> _INSTRUCTIONS FOR THE TASK_
Pictures in the data should be dropped; transcribe exactly the lines from the one that has "Recreate this image" through the one that has "var yTicks = [0, 20, 40, 60, 80, 100, 120];".

[Code that draws figures]
__________________________________________________
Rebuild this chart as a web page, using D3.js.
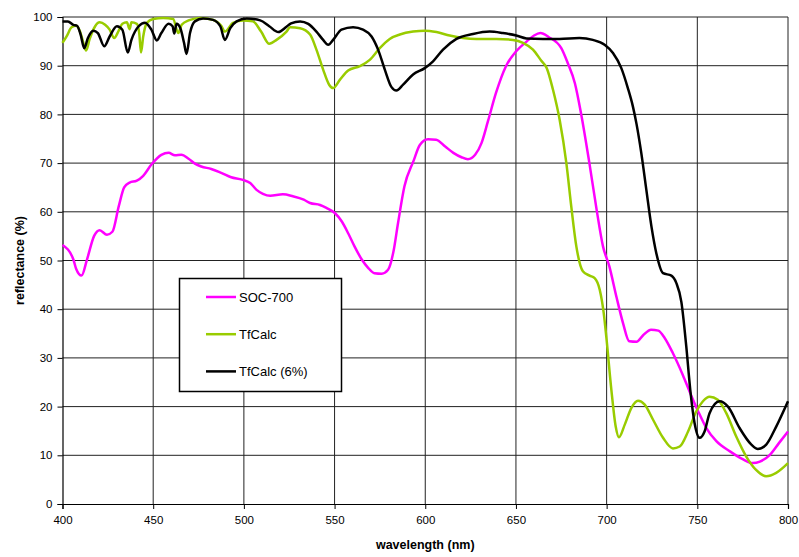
<!DOCTYPE html>
<html>
<head>
<meta charset="utf-8">
<script src="https://cdn.jsdelivr.net/npm/d3@7"></script>
<style>
  body { margin: 0; background: #fff; }
  svg { font-family: "Liberation Sans", Arial, sans-serif; }
</style>
</head>
<body>
<div id="chart"></div>
<script>
const width = 799;
const height = 557;
const margin = { top: 17, right: 11, bottom: 53, left: 62.5 };

// SOC-700 measurement
const socWl = [400, 406, 407.5, 410.5, 413.5, 417.5, 420.5, 424.5, 427.5, 431, 434, 437, 441, 444.5, 449, 454.5, 458.5, 462, 465.5, 469.5,
  473, 476.5, 482, 487.5, 493, 499, 503.5, 507, 510.5, 514.5, 521.5, 527, 533, 536.5, 542, 545.5, 550, 554, 557.5, 561,
  565, 568.5, 572, 576, 579.5, 582.5, 585, 588.5, 593.5, 597, 601.5, 606, 611, 615.5, 620, 623.5, 627.5, 631, 634.5, 639,
  644.5, 650, 656, 660, 663.5, 668, 675, 678.5, 682.5, 686, 690.5, 694.5, 698, 701.5, 705.5, 709, 712.5, 716.5, 720, 724.5,
  728.5, 732, 736.5, 742, 746.5, 750.5, 755, 760.5, 768, 775, 780.5, 784.5, 790, 795, 800];
const socVal = [53.2, 50.2, 48.3, 46.9, 50.2, 55.1, 56.2, 55.3, 55.9, 61.1, 65.0, 66.0, 66.4, 67.4, 69.7, 71.7, 72.1, 71.6, 71.7, 70.9,
  69.9, 69.3, 68.8, 68.0, 67.1, 66.6, 65.9, 64.5, 63.7, 63.3, 63.6, 63.2, 62.5, 61.8, 61.4, 60.8, 59.8, 58.0, 55.6, 52.9,
  50.2, 48.5, 47.4, 47.3, 48.1, 51.9, 57.7, 65.2, 70.4, 73.7, 74.9, 74.8, 73.4, 72.1, 71.2, 70.8, 71.7, 74.1, 78.5, 84.4,
  89.9, 92.9, 95.0, 96.2, 96.7, 95.9, 93.6, 90.6, 86.4, 80.0, 70.0, 60.4, 52.9, 48.8, 42.4, 37.2, 33.4, 33.3, 34.6, 35.8,
  35.6, 34.1, 31.0, 26.5, 22.4, 19.0, 15.6, 12.9, 10.8, 9.2, 8.4, 8.7, 10.1, 12.5, 14.9];

// TfCalc model
const tfWl = [400, 402.5, 405, 407.5, 409.5, 411.5, 413, 415, 418, 420.5, 423.5, 426, 428.5, 431, 433, 435.5, 437, 438, 441, 442.3,
  443.3, 444.5, 446.5, 450, 455.5, 461, 463.8, 465.7, 469.5, 476, 483, 487.5, 489.5, 494, 499.5, 505, 509.5, 514, 518, 523.5,
  525.5, 531, 536.5, 540, 543.7, 547, 549.2, 552.9, 557.5, 563.9, 569.4, 574.9, 580.4, 586, 593.3, 599.7, 606.2, 613.5, 620.8, 628.2,
  639.2, 648.4, 653.9, 659.4, 664, 667, 670.4, 674.1, 677.8, 680.5, 683.3, 686.9, 690.6, 693.4, 696.2, 698.4, 699.8, 702.6, 705, 706.8,
  710, 713.6, 717.3, 721, 725.6, 731.1, 736.6, 740.3, 744.9, 749.4, 753.1, 756.8, 761.3, 765.9, 771.4, 776.9, 782.4, 787.9, 793.5, 800];
const tfVal = [94.7, 96.2, 97.9, 98.2, 97.2, 94.7, 93.1, 95.5, 98.1, 98.9, 98.4, 97.4, 95.7, 97.2, 98.6, 98.9, 97.5, 98.9, 98.6, 96.7,
  92.7, 96.0, 98.8, 99.6, 99.8, 99.6, 96.7, 98.4, 99.3, 99.8, 99.4, 98.2, 97.0, 98.8, 99.3, 99.1, 97.0, 94.5, 95.3, 97.0,
  97.9, 97.7, 96.4, 93.3, 89.2, 86.1, 85.4, 87.1, 89.0, 89.9, 91.2, 93.6, 95.5, 96.4, 97.0, 97.2, 96.9, 96.2, 95.7, 95.5,
  95.5, 95.3, 94.7, 93.3, 91.0, 89.5, 85.1, 78.9, 70.0, 61.1, 52.9, 47.8, 46.9, 46.4, 44.0, 39.2, 34.4, 23.5, 15.9, 13.7,
  16.3, 19.7, 21.2, 20.4, 17.3, 13.6, 11.4, 11.8, 14.9, 19.0, 21.1, 22.0, 21.4, 18.7, 13.9, 9.8, 7.0, 5.7, 6.4, 8.4];

// TfCalc (6%) model
const tf6Wl = [400, 403, 406, 408, 410, 412, 414, 417, 419.5, 423, 426, 430, 433, 436, 438, 442, 445.5, 449, 452, 454.5,
  458.5, 460.7, 461.6, 462.9, 465, 467, 468.4, 470.3, 473, 477.5, 483, 487, 489.5, 492.5, 496, 501.5, 509, 514, 519, 523.5,
  526, 531, 535.5, 540, 543.7, 546.5, 549.2, 553.8, 560.2, 565.7, 570.4, 574, 577.7, 581.4, 584.1, 587.8, 593.3, 599.7, 604.3, 609.8,
  617.2, 626.3, 635.5, 642.8, 650.2, 655.8, 664.9, 674, 685, 692.4, 698.9, 703.5, 708.1, 711.7, 714.5, 716.5, 719.1, 721.9, 724.7, 727.4,
  731.1, 735.7, 738.4, 741.2, 743.9, 746.1, 748.5, 751.3, 754, 756.8, 762.3, 766.9, 773.3, 779.8, 783.4, 788, 793.5, 800];
const tf6Val = [99.1, 99.1, 98.4, 98.2, 96.4, 93.6, 95.7, 97.2, 96.7, 94.0, 96.0, 98.1, 97.4, 92.7, 95.3, 98.1, 98.8, 97.4, 95.2, 96.7,
  98.6, 98.1, 96.6, 98.6, 97.7, 94.7, 92.4, 96.7, 99.1, 99.7, 99.4, 98.1, 95.3, 97.7, 99.1, 99.7, 99.3, 98.1, 96.9, 98.0,
  98.7, 99.1, 98.6, 97.0, 95.3, 94.3, 95.3, 97.4, 97.9, 97.4, 96.0, 93.3, 89.2, 85.6, 84.9, 86.1, 88.2, 89.5, 90.9, 93.3,
  95.5, 96.5, 97.0, 96.7, 96.2, 95.6, 95.5, 95.5, 95.7, 95.3, 94.3, 92.6, 89.5, 85.4, 81.6, 78.0, 72.1, 64.5, 57.0, 51.5,
  47.4, 46.9, 45.4, 41.5, 32.4, 23.5, 16.6, 13.6, 14.9, 18.7, 21.1, 20.0, 15.6, 12.2, 11.3, 12.2, 15.9, 21.1];

const xTicks = [400, 450, 500, 550, 600, 650, 700, 750, 800];
const yTicks = [0, 10, 20, 30, 40, 50, 60, 70, 80, 90, 100];

const series = [
  { name: "SOC-700", wl: socWl, val: socVal, color: "#ff00ff" },
  { name: "TfCalc", wl: tfWl, val: tfVal, color: "#99cc00" },
  { name: "TfCalc (6%)", wl: tf6Wl, val: tf6Val, color: "#000000" }
];

const svg = d3.select("#chart").append("svg")
  .attr("width", width)
  .attr("height", height);

const x = d3.scaleLinear().domain([400, 800]).range([margin.left, width - margin.right]);
const y = d3.scaleLinear().domain([0, 100]).range([height - margin.bottom, margin.top]);

// grid
svg.append("g")
  .selectAll("line.h")
  .data(yTicks.filter(d => d > 0))
  .enter().append("line")
  .attr("x1", x(400)).attr("x2", x(800))
  .attr("y1", d => y(d)).attr("y2", d => y(d))
  .attr("stroke", "#222").attr("stroke-width", 1);

svg.append("g")
  .selectAll("line.v")
  .data(xTicks.filter(d => d > 400))
  .enter().append("line")
  .attr("x1", d => x(d)).attr("x2", d => x(d))
  .attr("y1", y(0)).attr("y2", y(100))
  .attr("stroke", "#222").attr("stroke-width", 1);

// axes
const xAxis = svg.append("g")
  .attr("transform", `translate(0,${y(0)})`)
  .call(d3.axisBottom(x).tickValues(xTicks).tickSize(5).tickPadding(7).tickFormat(d3.format("d")));
const yAxis = svg.append("g")
  .attr("transform", `translate(${x(400)},0)`)
  .call(d3.axisLeft(y).tickValues(yTicks).tickSize(5).tickPadding(5).tickFormat(d3.format("d")));

[xAxis, yAxis].forEach(g => {
  g.select(".domain").attr("stroke", "#000").attr("stroke-width", 1.2);
  g.selectAll(".tick line").attr("stroke", "#000");
  g.selectAll("text")
    .attr("font-family", "Liberation Sans, Arial, sans-serif")
    .attr("font-size", 11.5)
    .attr("fill", "#000");
});

// lines
const line = d3.line()
  .x(d => x(d[0]))
  .y(d => y(d[1]))
  .curve(d3.curveMonotoneX);

series.forEach(s => {
  const pts = s.wl.map((w, i) => [w, s.val[i]]);
  svg.append("path")
    .datum(pts)
    .attr("fill", "none")
    .attr("stroke", s.color)
    .attr("stroke-width", 2.5)
    .attr("stroke-linejoin", "round")
    .attr("d", line);
});

// axis titles
svg.append("text")
  .attr("x", (x(400) + x(800)) / 2)
  .attr("y", 549)
  .attr("text-anchor", "middle")
  .attr("font-weight", "bold")
  .attr("font-size", 12.5)
  .text("wavelength (nm)");

svg.append("text")
  .attr("transform", `translate(24,${(y(0) + y(100)) / 2}) rotate(-90)`)
  .attr("text-anchor", "middle")
  .attr("font-weight", "bold")
  .attr("font-size", 12.5)
  .text("reflectance (%)");

// legend
const legend = svg.append("g");
legend.append("rect")
  .attr("x", 179.5).attr("y", 278.5)
  .attr("width", 162).attr("height", 113)
  .attr("fill", "#fff")
  .attr("stroke", "#000")
  .attr("stroke-width", 1.5);

series.forEach((s, i) => {
  const ly = 297 + i * 37.2;
  legend.append("line")
    .attr("x1", 206).attr("x2", 236)
    .attr("y1", ly).attr("y2", ly)
    .attr("stroke", s.color).attr("stroke-width", 2.5);
  legend.append("text")
    .attr("x", 239).attr("y", ly + 4.5)
    .attr("font-size", 13)
    .text(s.name);
});
</script>
</body>
</html>
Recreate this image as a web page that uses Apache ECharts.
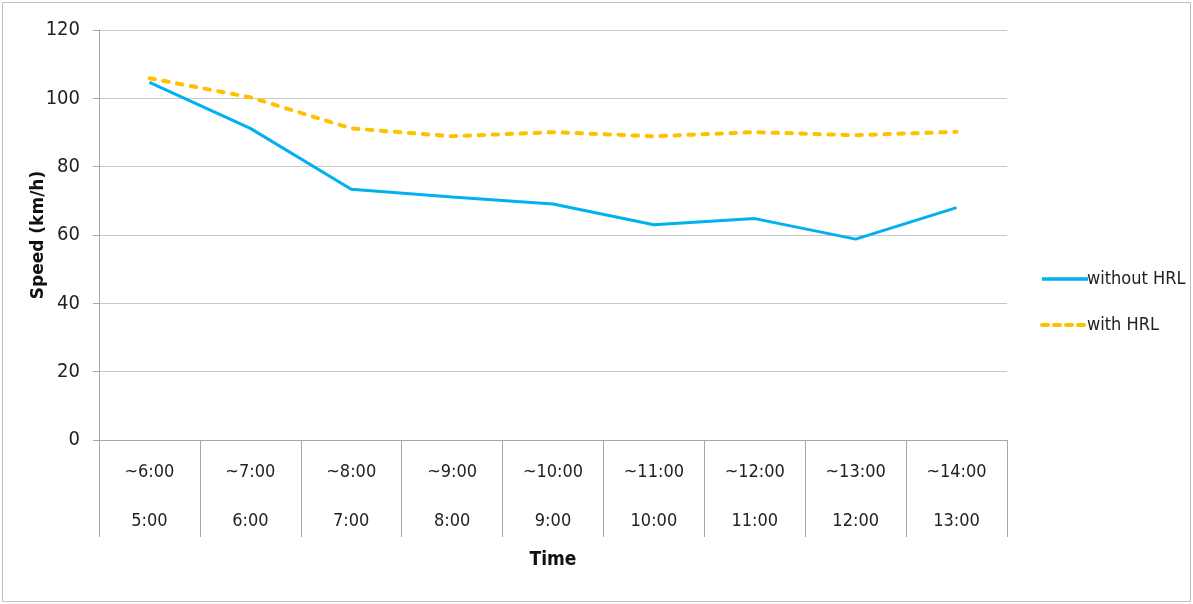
<!DOCTYPE html>
<html>
<head>
<meta charset="utf-8">
<script src="https://cdn.jsdelivr.net/npm/echarts@6/dist/echarts.min.js"></script>
<style>
html,body{margin:0;padding:0;background:#fff;}
#c{width:1193px;height:604px;}
</style>
</head>
<body>
<div id="c"></div>
<script>
var rangeLabels = ["~6:00","~7:00","~8:00","~9:00","~10:00","~11:00","~12:00","~13:00","~14:00"];
var startLabels = ["5:00","6:00","7:00","8:00","9:00","10:00","11:00","12:00","13:00"];
var withoutHRL = [104.7, 91.2, 73.4, 71.1, 69.1, 63.0, 64.8, 58.8, 68.0];
var withHRL = [105.9, 100.3, 91.2, 88.9, 90.1, 88.9, 90.1, 89.2, 90.2];
var yTicks = [0, 20, 40, 60, 80, 100, 120];

var FONT = '"DejaVu Sans Condensed", "DejaVu Sans", sans-serif';
var cats = rangeLabels.map(function(r, i){ return r + '\n' + startLabels[i]; });

var chart = echarts.init(document.getElementById('c'), null, {renderer:'canvas'});
chart.setOption({
  animation: false,
  backgroundColor: '#fff',
  graphic: [{
    type: 'rect', shape: {x: 2.5, y: 2.5, width: 1188, height: 599},
    style: {fill: 'none', stroke: '#c0c0c0', lineWidth: 1}, silent: true
  }],
  grid: {left: 99, right: 186, top: 30, bottom: 164, containLabel: false},
  legend: {
    orient: 'vertical', left: 1035, top: 265, itemWidth: 46, itemHeight: 14, itemGap: 28,
    textStyle: {fontFamily: FONT, fontSize: 18, color: '#222', padding: [0,0,0,-6]},
    itemStyle: {opacity: 0},
    data: [
      {name: 'without HRL', lineStyle: {width: 3.5, type: 'solid'}},
      {name: 'with HRL', lineStyle: {width: 4, type: [6, 6], cap: 'round'}}
    ]
  },
  xAxis: {
    type: 'category', data: cats, boundaryGap: true,
    name: 'Time', nameLocation: 'middle', nameGap: 108,
    nameTextStyle: {fontFamily: FONT, fontWeight: 'bold', fontSize: 19, color: '#111'},
    axisLine: {show: true, lineStyle: {color: '#a6a6a6', width: 1}},
    axisTick: {show: true, length: 97, lineStyle: {color: '#a6a6a6'}},
    axisLabel: {fontFamily: FONT, fontSize: 18, color: '#222', lineHeight: 49, margin: 8, interval: 0},
    splitLine: {show: false}
  },
  yAxis: {
    type: 'value', min: 0, max: 120, interval: 20,
    name: 'Speed (km/h)', nameLocation: 'middle', nameGap: 52, nameRotate: 90,
    nameMoveOverlap: false,
    nameTextStyle: {fontFamily: '"DejaVu Sans", sans-serif', fontWeight: 'bold', fontSize: 17, color: '#111'},
    axisLine: {show: true, lineStyle: {color: '#a6a6a6', width: 1}},
    axisTick: {show: true, length: 6, lineStyle: {color: '#a6a6a6'}},
    axisLabel: {fontFamily: FONT, fontSize: 20, color: '#222', margin: 19,
      formatter: function(v){ return yTicks.indexOf(v) >= 0 ? String(v) : ''; }},
    splitLine: {show: true, lineStyle: {color: '#c8c8c8', width: 1}}
  },
  series: [
    {name: 'without HRL', type: 'line', data: withoutHRL, symbol: 'none', showSymbol: false,
     itemStyle: {color: '#00B0F0'}, lineStyle: {color: '#00B0F0', width: 3}},
    {name: 'with HRL', type: 'line', data: withHRL, symbol: 'none', showSymbol: false,
     itemStyle: {color: '#FFC000'}, lineStyle: {color: '#FFC000', width: 4, type: [5.5, 8.5], cap: 'round'}}
  ]
});
</script>
</body>
</html>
__________________________________________________
> _RESPONSE BELOW_
Recreate this image as a web page that uses Apache ECharts.
<!DOCTYPE html>
<html>
<head>
<meta charset="utf-8">
<script src="https://cdn.jsdelivr.net/npm/echarts@6/dist/echarts.min.js"></script>
<style>
html,body{margin:0;padding:0;background:#fff;}
#c{width:1193px;height:604px;}
</style>
</head>
<body>
<div id="c"></div>
<script>
var rangeLabels = ["~6:00","~7:00","~8:00","~9:00","~10:00","~11:00","~12:00","~13:00","~14:00"];
var startLabels = ["5:00","6:00","7:00","8:00","9:00","10:00","11:00","12:00","13:00"];
var withoutHRL = [104.7, 91.2, 73.4, 71.1, 69.1, 63.0, 64.8, 58.8, 68.0];
var withHRL = [105.9, 100.3, 91.2, 88.9, 90.1, 88.9, 90.1, 89.2, 90.2];
var yTicks = [0, 20, 40, 60, 80, 100, 120];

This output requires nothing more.